According to Oxford professor of Human Genetics, Bryan Sykes, "European" genes have been present in North America for at least 10,000 yrs. He also quotes Mike MacPherson, statistician of 23andMe saying, that he calculates that pre-1492 Native American population in North America possessed anywhere from +/- 15-35% "European" genes.

In practically all chromosome paintings of ~full-blooded North American Native Americans, some similar percentages of "European" 'admixture' is evident; also, in many Native Europeans whose families never resided in North America, a percentage of 'Amerindian' may be apparent.

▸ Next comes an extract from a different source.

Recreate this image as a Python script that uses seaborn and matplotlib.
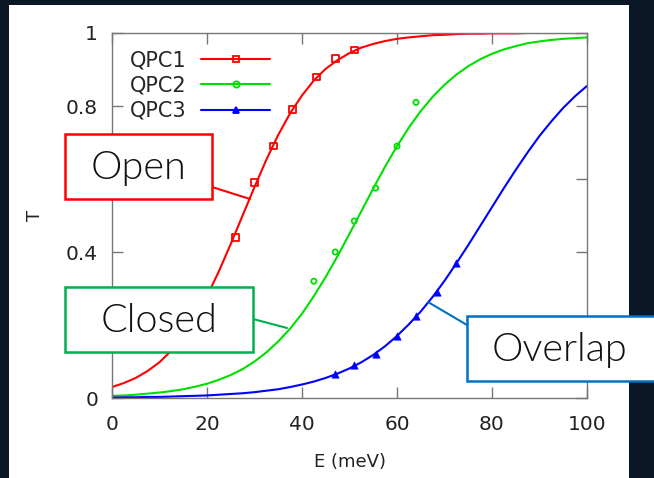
import numpy as np
import matplotlib
matplotlib.use("Agg")
import matplotlib.pyplot as plt
import seaborn as sns
from matplotlib.patches import Rectangle
from matplotlib.lines import Line2D

# fitted curves, every 2.5 meV
energy = [0, 2.5, 5, 7.5, 10, 12.5, 15, 17.5, 20, 22.5, 25, 27.5, 30, 32.5, 35,
          37.5, 40, 42.5, 45, 47.5, 50, 52.5, 55, 57.5, 60, 62.5, 65, 67.5, 70,
          72.5, 75, 77.5, 80, 82.5, 85, 87.5, 90, 92.5, 95, 97.5, 100]
qpc1_fit = [0.030, 0.041, 0.055, 0.074, 0.098, 0.130, 0.170, 0.220, 0.279, 0.347,
            0.422, 0.500, 0.578, 0.653, 0.721, 0.780, 0.829, 0.870, 0.902, 0.926,
            0.945, 0.960, 0.970, 0.978, 0.984, 0.988, 0.991, 0.994, 0.995, 0.997,
            0.998, 0.998, 0.999, 0.999, 0.999, 1.0, 1.0, 1.0, 1.0, 1.0, 1.0]
qpc2_fit = [0.006, 0.007, 0.009, 0.012, 0.015, 0.019, 0.024, 0.031, 0.039, 0.050,
            0.063, 0.079, 0.100, 0.125, 0.155, 0.190, 0.231, 0.279, 0.332, 0.389,
            0.450, 0.512, 0.574, 0.634, 0.690, 0.741, 0.786, 0.825, 0.858, 0.886,
            0.909, 0.928, 0.943, 0.955, 0.964, 0.972, 0.977, 0.981, 0.984, 0.986, 0.988]
qpc3_fit = [0.001, 0.002, 0.002, 0.003, 0.003, 0.004, 0.005, 0.006, 0.007, 0.009,
            0.011, 0.013, 0.016, 0.020, 0.024, 0.030, 0.037, 0.045, 0.055, 0.067,
            0.081, 0.098, 0.118, 0.142, 0.170, 0.202, 0.237, 0.277, 0.321, 0.369,
            0.419, 0.471, 0.523, 0.575, 0.625, 0.673, 0.718, 0.758, 0.795, 0.827, 0.855]

# measured points
qpc1_x = [26, 30, 34, 38, 43, 47, 51]
qpc1_y = [0.44, 0.59, 0.69, 0.79, 0.88, 0.93, 0.953]
qpc2_x = [42.5, 47, 51, 55.5, 60, 64]
qpc2_y = [0.32, 0.40, 0.485, 0.575, 0.69, 0.81]
qpc3_x = [47, 51, 55.5, 60, 64, 68.5, 72.5]
qpc3_y = [0.065, 0.09, 0.12, 0.17, 0.225, 0.29, 0.37]

labels = ["QPC1", "QPC2", "QPC3"]
colors = ["#ff0000", "#00e000", "#0000ff"]
markers = ["s", "o", "^"]

sns.set_style("ticks")
plt.rcParams["font.family"] = ["DejaVu Sans"]

W, H = 654, 478
fig = plt.figure(figsize=(W / 100, H / 100), dpi=100, facecolor="#0b1725")


def px(x, y):
    return x / W, 1 - y / H


# white slide panel
fig.add_artist(Rectangle(px(9, 478), 620 / W, 473 / H, transform=fig.transFigure,
                         facecolor="white", edgecolor="none", zorder=-1))

ax = fig.add_axes([112 / W, 1 - 398 / H, 475 / W, 365 / H])
ax.set_facecolor("white")

fits = [qpc1_fit, qpc2_fit, qpc3_fit]
pts = [(qpc1_x, qpc1_y), (qpc2_x, qpc2_y), (qpc3_x, qpc3_y)]
for fit, (mx, my), c, m in zip(fits, pts, colors, markers):
    sns.lineplot(x=energy, y=fit, color=c, lw=1.5, ax=ax)
    if m == "^":
        sns.scatterplot(x=mx, y=my, marker=m, s=28, color=c, edgecolor=c, ax=ax, zorder=3)
    else:
        sns.scatterplot(x=mx, y=my, marker=m, s=22 if m == "s" else 14,
                        facecolor="none", edgecolor=c, linewidth=1.3, ax=ax, zorder=3)

ax.set_xlim(0, 100)
ax.set_ylim(0, 1)
ax.set_xticks([0, 20, 40, 60, 80, 100])
ax.set_yticks([0, 0.2, 0.4, 0.6, 0.8, 1])
ax.set_yticklabels(["0", "0.2", "0.4", "0.6", "0.8", "1"])
ax.tick_params(direction="in", length=8, width=1, color="#777777",
               top=True, right=True, labelsize=14.5, labelcolor="#222222")
ax.tick_params(axis="y", pad=10)
ax.tick_params(axis="x", pad=12)
for s in ax.spines.values():
    s.set_color("#777777")
    s.set_linewidth(1)
ax.set_xlabel("E (meV)", fontsize=13, color="#222222", labelpad=14)
ax.set_ylabel("T", fontsize=13, color="#222222", labelpad=16)

handles = []
for lab, c, m in zip(labels, colors, markers):
    filled = m == "^"
    handles.append(Line2D([], [], color=c, lw=1.5, marker=m, markersize=5 if m != "o" else 4.5,
                          markerfacecolor=c if filled else "none", markeredgecolor=c,
                          markeredgewidth=1.3, label=lab))
ax.legend(handles=handles, loc="upper left", bbox_to_anchor=(0.038, 0.952),
          frameon=False, markerfirst=False, fontsize=15, handlelength=3.3,
          handletextpad=0.7, labelspacing=0.25, borderpad=0, borderaxespad=0)

# callout boxes
boxes = [("Open", (65, 134, 212, 199), "#ff0000", ((212, 187), (250, 199))),
         ("Closed", (65, 287, 253, 352), "#00b050", ((253, 319), (287, 328))),
         ("Overlap", (467, 316, 660, 381), "#0070c0", ((467, 325), (428, 302)))]
for text, (x0, y0, x1, y1), ec, (p0, p1) in boxes:
    fig.add_artist(Line2D([p0[0] / W, p1[0] / W], [1 - p0[1] / H, 1 - p1[1] / H],
                          transform=fig.transFigure, color=ec, lw=1.5, zorder=5))
    fig.add_artist(Rectangle(px(x0, y1), (x1 - x0) / W, (y1 - y0) / H,
                             transform=fig.transFigure, facecolor="white",
                             edgecolor=ec, lw=1.8, zorder=6))
    cx = (x0 + x1) / 2 if text != "Overlap" else 560
    fig.text(cx / W, 1 - ((y0 + y1) / 2 + 1) / H, text, ha="center", va="center",
             fontsize=28.5, family=["Lato", "DejaVu Sans"], fontweight=300,
             color="#111111", zorder=7)

fig.savefig("out.png", dpi=100, facecolor=fig.get_facecolor())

Does your analysis support their theories?

Mark D said...

You insightfully point out, as you have several times in other posts, an issue that presents in admixture analysis of Amerindians, including the Latino samples mentioned here, that of purported European ancestry when there may not be any recent admixture at all. Dr. Sykes in his recent book DNA USA, mentions this also that "this can be partly due to the Asia/Europe border artifacts of Siberian chromosomes rather than a genuinely recent European admixture." (p.315) He mentions a commercial lab that usually found around 25% European admixture in Native American samples. I think there is much more fine-tuning left to do and this article may contribute to solving the problem presented.